Banks should, by now, be protected, says the London-based market risk head at a large UK bank. "If Greece defaults tomorrow and some bank stands up and says ‘I've lost a billion dollars on Greece', they should fire everybody. Greece is an old story. What we're trying to figure out is what happens next. Is it Portugal? Italy? Spain?"
Large banks will have all kinds of assets and liabilities to balance, many of which have long-Europe exposure but which cannot be removed from the balance sheet. Thus they need ways to hedge these exposures in order to reduce risk.
Faced with this range of possibilities, banks have tried to focus on something they can get their hands around – for example, the possibility yields at the long end of the euro interest rate curve could widen substantially or, conversely, tighten. "There are scenarios where the curve should steepen a lot and ones where you could expel a bad country – which would set a precedent – and I think the long end of the euro curve would look just great as a result. So it really could break either way," says the US bank's market risk head.
His bank has been seeking to hedge a eurozone crisis scenario by shorting the euro. The European bank's risk manager says the institution has been doing something similar, but using German and French bonds as a proxy for the eurozone and shorting them instead. Of course, those hedges might backfire if Germany did choose to walk away from the single currency. "It's another concern. We're very short Germany and France, as I'm sure a number of other banks are," he says.

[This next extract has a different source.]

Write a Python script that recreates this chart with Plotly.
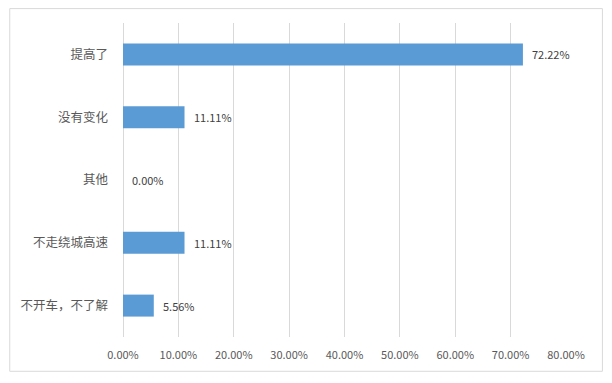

Thus take away shorting mechanisms from markets and banks would all simply betting on the same long-Europe trade with no way to insure themselves. It doesn't mean they are net-shorting the euro, and hoping that Europe falls into chaos. In fact most global financial institutions probably remain net-long Europe's financial situation regardless of the short-hedges they may have in currency or sovereign bonds, since a collapse of euro economy would probably still be ugly for them even if mitigated from gains on some short positions.